A formidable new wave of Chinese musicians is taking the city by storm. Revolving around four venues spread across Beijing, a burgeoning group of performers are working outside government-controlled media channels, and in the process, capturing the attention of the international music community. They now constitute a fresh, independent voice in a country renowned for creative conformity and saccharine Cantonese pop. In Sound Kapital, photographer Matthew Niederhauser captures the energy of the personalities and performers at D-22, Yugong Yishan, 2 Kolegas, and MAO Livehouse. These revolutionary Beijing nightclubs remain at the core of the city’s creative explosion by hosting an eclectic mix of punk, experimental, rock, and folk performances.
Included with the book are concert posters and illustrations that encapsulate the underground scene in Beijing, as well as a CD sampler of the new music being produced. There is no doubt that these musicians will continue to break ground within Beijing’s nascent artistic landscape, helping to push the boundaries of an already expanding realm of independent thought and musical expression in China.
After studying anthropology at Columbia University, Matthew Niederhauser split his time between the National Committee on U.S.-China Relations and the International Center of Photography, before returning to Beijing as a full-time freelance photographer. Over the past year, his work covering youth culture in China has appeared in The New Yorker, Time, The Washington Post, PDN, and the Guardian Weekly amongst others. While his nights are spent photographing Beijing’s underground music scene, Niederhauser also works on a large-format, photo documentary project entitled Visions of Modernity that investigates urban development and new architecture in China’s swelling capital.
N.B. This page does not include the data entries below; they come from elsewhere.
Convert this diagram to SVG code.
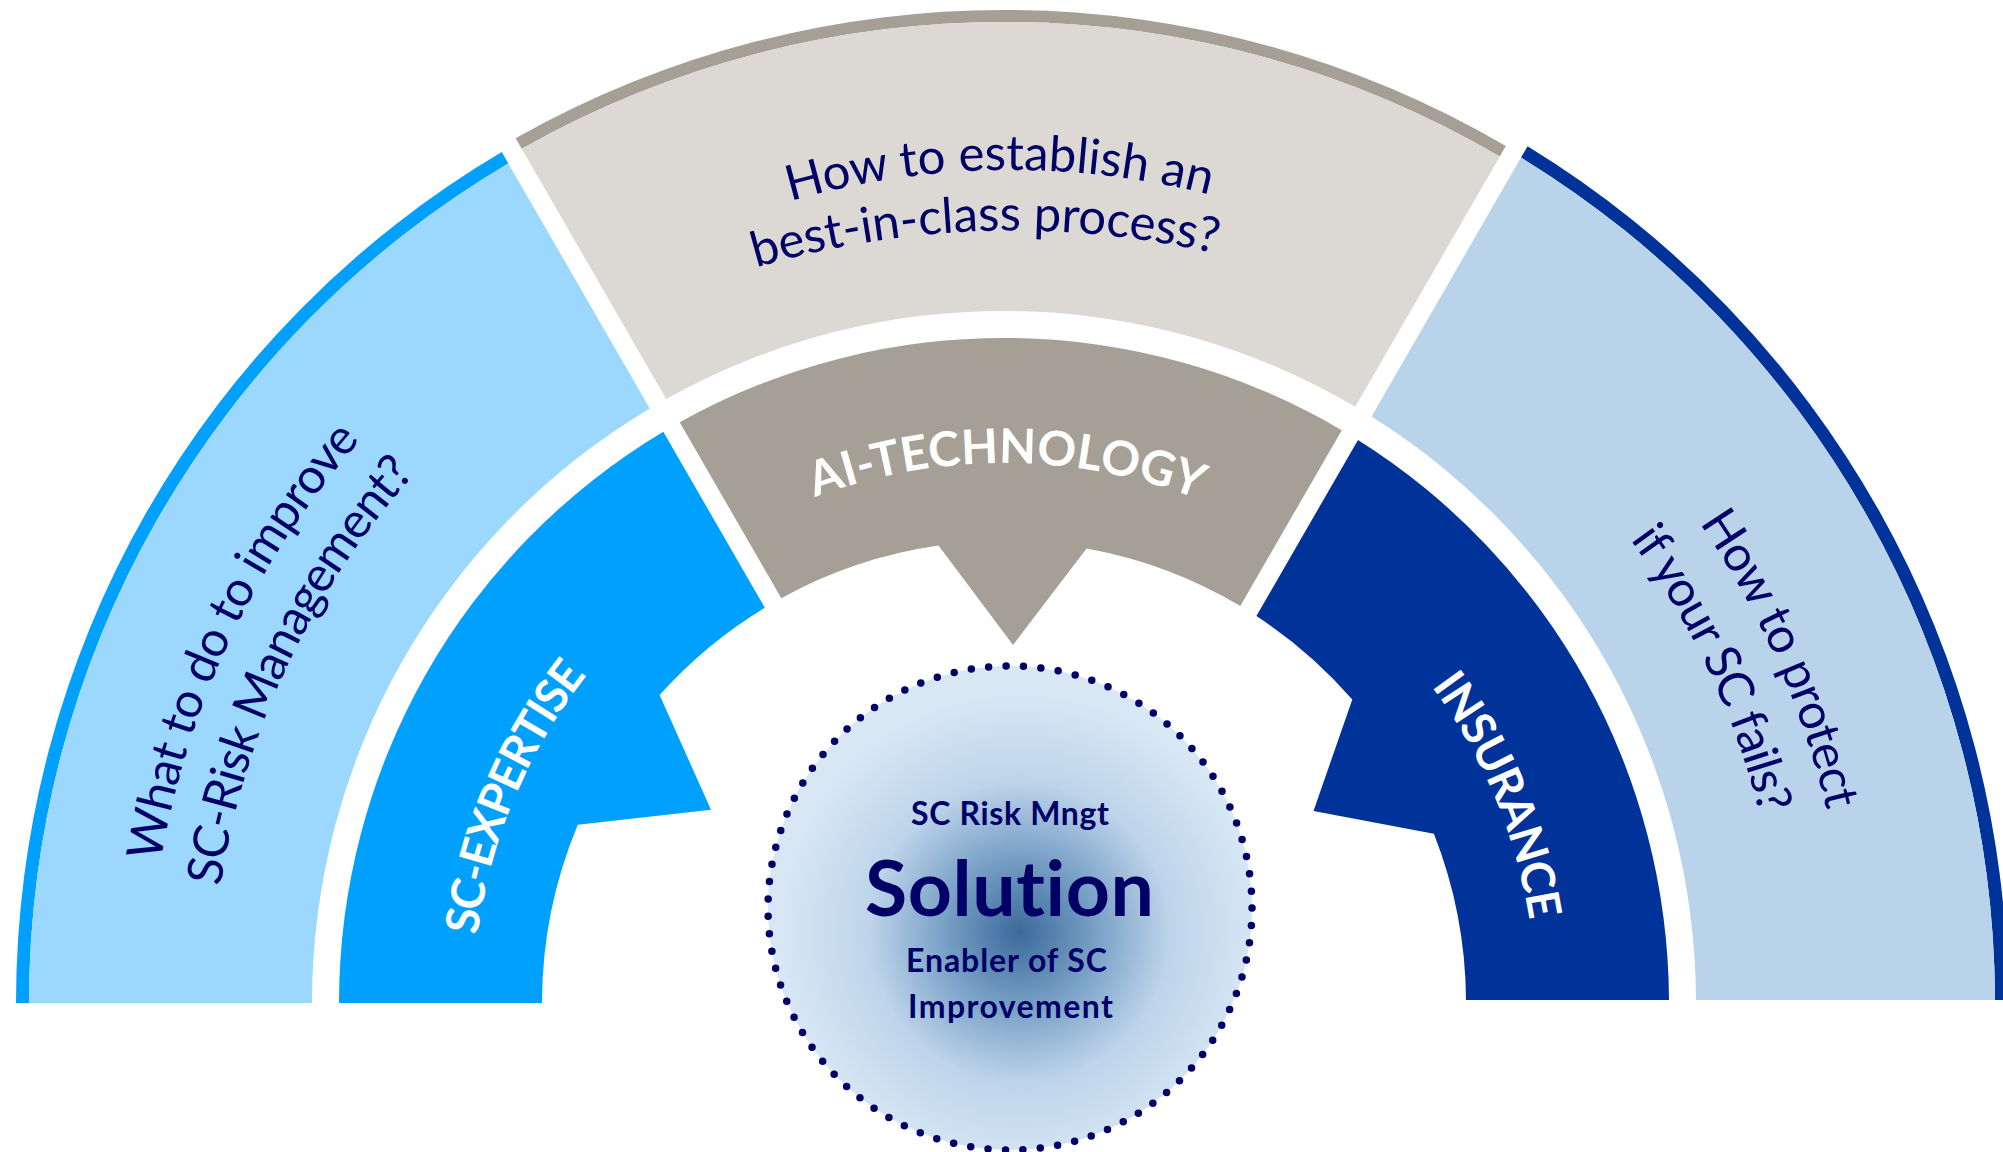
<svg xmlns="http://www.w3.org/2000/svg" width="2003" height="1152" viewBox="0 0 2003 1152">
<defs>
  <radialGradient id="solGrad" cx="0.52" cy="0.55" r="0.5">
    <stop offset="0" stop-color="#3b6a9a"/>
    <stop offset="0.32" stop-color="#7aa1c7"/>
    <stop offset="0.62" stop-color="#bdd4ea"/>
    <stop offset="1" stop-color="#d9e7f5"/>
  </radialGradient>
  <path id="pTop1" d="M601.2,283.5 A800,800 0 0 1 1401.1,271.0"/>
  <path id="pTop2" d="M604.2,327.7 A907.5,907.5 0 0 1 1370.9,304.2"/>
  <path id="pL1" d="M149,1003 A855,855 0 0 1 462.4,341.4"/>
  <path id="pL2" d="M212,1003 A792,792 0 0 1 499.2,392.8"/>
  <path id="pR1" d="M1571.6,377 A845,845 0 0 1 1849,1003"/>
  <path id="pR2" d="M1499.5,401.9 A779,779 0 0 1 1783,1003"/>
  <path id="pAI" d="M624.2,619.2 A540,540 0 0 1 1387.8,623.2"/>
  <path id="pSC" d="M473,1003 A531,531 0 0 1 632.4,624.4"/>
  <path id="pINS" d="M1377.0,623.6 A532,532 0 0 1 1536,1003"/>
</defs>
<style>
  text { font-variant-ligatures: none; }
  .q { font-family: Lato, 'Open Sans', 'Liberation Sans', sans-serif; font-size: 49px; fill: #000066; }
  .lbl { font-family: Lato, 'Open Sans', 'Liberation Sans', sans-serif; font-weight: 700; font-size: 46px; fill: #ffffff; }
  .ctr { font-family: Lato, 'Open Sans', 'Liberation Sans', sans-serif; font-weight: 700; fill: #000066; text-anchor: middle; }
</style>
<rect width="2003" height="1152" fill="#ffffff"/>

<g id="outer-left">
  <path d="M16,1003 A988,988 0 0 1 501.8,152.1 L508.3,163.4 A975,975 0 0 0 29,1003 Z" fill="#00a0ff"/>
  <path d="M29,1003 A975,975 0 0 1 508.3,163.4 L649.8,408.5 A692,692 0 0 0 312,1003 Z" fill="#9cd8fd"/>
  <text class="q"><textPath href="#pL1" startOffset="50%" text-anchor="middle" textLength="473">What to do to improve</textPath></text>
  <text class="q"><textPath href="#pL2" startOffset="50%" text-anchor="middle" textLength="463">SC-Risk Management?</textPath></text>
</g>

<g id="outer-top">
  <path d="M515.7,138.3 A993,993 0 0 1 1505.8,146.1 L1499.8,156.5 A981,981 0 0 0 521.7,148.7 Z" fill="#a69f96"/>
  <path d="M521.7,148.7 A981,981 0 0 1 1499.8,156.5 L1355.3,406.8 A692,692 0 0 0 666.2,399.0 Z" fill="#dcd9d4"/>
  <text class="q"><textPath href="#pTop1" startOffset="50%" text-anchor="middle" textLength="424">How to establish an</textPath></text>
  <text class="q"><textPath href="#pTop2" startOffset="50%" text-anchor="middle" textLength="465">best-in-class process?</textPath></text>
</g>

<g id="outer-right">
  <path d="M1527.6,146.3 A1004,1004 0 0 1 2008,1000 L1995,1000 A991,991 0 0 0 1521.0,157.6 Z" fill="#003399"/>
  <path d="M1521.0,157.6 A991,991 0 0 1 1995,1000 L1696,1000 A692,692 0 0 0 1371.5,416.6 Z" fill="#b9d4ea"/>
  <text class="q"><textPath href="#pR1" startOffset="50%" text-anchor="middle" textLength="316">How to protect</textPath></text>
  <text class="q"><textPath href="#pR2" startOffset="50%" text-anchor="middle" textLength="306">if your SC fails?</textPath></text>
</g>

<g id="sc-expertise">
  <path d="M339,1003 A665,665 0 0 1 663.3,431.8 L764.8,607.7 A462,462 0 0 0 659.6,695.1 L711,809.8 L577.8,824.7 A462,462 0 0 0 542,1003 Z" fill="#00a0ff"/>
  <text class="lbl"><textPath href="#pSC" startOffset="50%" text-anchor="middle" textLength="286">SC-EXPERTISE</textPath></text>
</g>

<g id="ai-technology">
  <path d="M679.7,422.3 A665,665 0 0 1 1341.8,430.2 L1240.3,606.0 A462,462 0 0 0 1086.6,548.5 L1013,645 L938.5,545.6 A462,462 0 0 0 781.3,598.2 Z" fill="#a69f96"/>
  <text class="lbl" style="font-size:48px"><textPath href="#pAI" startOffset="50%" text-anchor="middle" textLength="392">AI-TECHNOLOGY</textPath></text>
</g>

<g id="insurance">
  <path d="M1358.0,440.0 A665,665 0 0 1 1669,1000 L1466,1000 A462,462 0 0 0 1433.9,833.8 L1313.5,811 L1352.3,699.6 A462,462 0 0 0 1256.4,616.0 Z" fill="#003399"/>
  <text class="lbl"><textPath href="#pINS" startOffset="50%" text-anchor="middle" textLength="256">INSURANCE</textPath></text>
</g>

<g id="solution">
  <circle cx="1010" cy="908" r="242" fill="url(#solGrad)"/>
  <circle cx="1010" cy="908" r="242" fill="none" stroke="#000066" stroke-width="7.5" stroke-linecap="round" stroke-dasharray="0 17.477"/>
  <text class="ctr" x="1010" y="825" font-size="32" textLength="198">SC Risk Mngt</text>
  <text class="ctr" x="1009.5" y="916" font-size="77" textLength="289">Solution</text>
  <text class="ctr" x="1006.5" y="972" font-size="32" textLength="201">Enabler of SC</text>
  <text class="ctr" x="1010.5" y="1018" font-size="32" textLength="205">Improvement</text>
</g>
</svg>
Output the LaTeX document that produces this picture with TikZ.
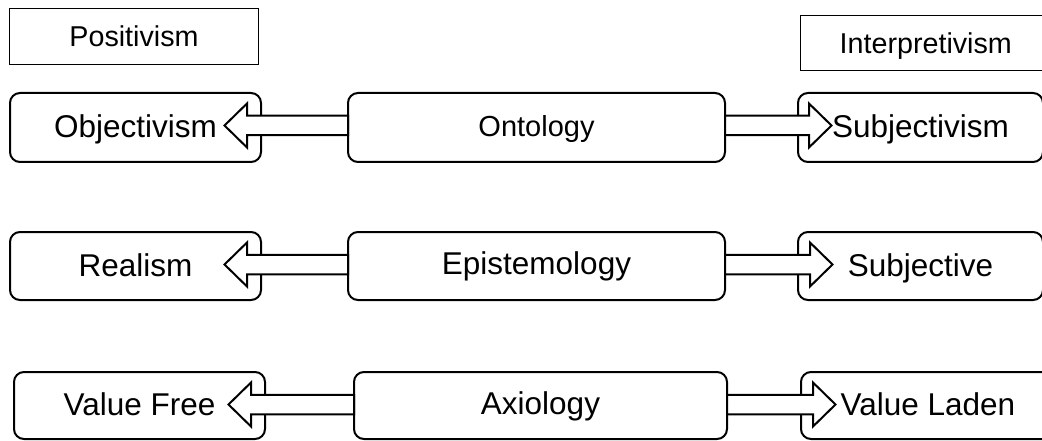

Chairman Ca is an illustrator and graphic novelist based in Beijing. After graduating from the Communication University of China in 2006, he helped found the Cult Youth Collective, and subsequently produced two anthologies of the group’s comics and graphic shorts. His sometimes morbid but engrossing images mirror the kaleidoscope of often-conflicting interests, desires, and traditions found in modern China.
Yuli Chen is a music producer and sound engineer based in Beijing who grew up in Paris and was trained in New York City. Most notably, he recorded, mixed, and produced the music for the Beijing Olympic Games Opening Ceremony, working closely with Director Zhang Yimou to create a fascinating score that fused both western and eastern sensibilities. As a trusted indie music producer, Yuli Chen continues to work on a dozen highly-acclaimed projects in China.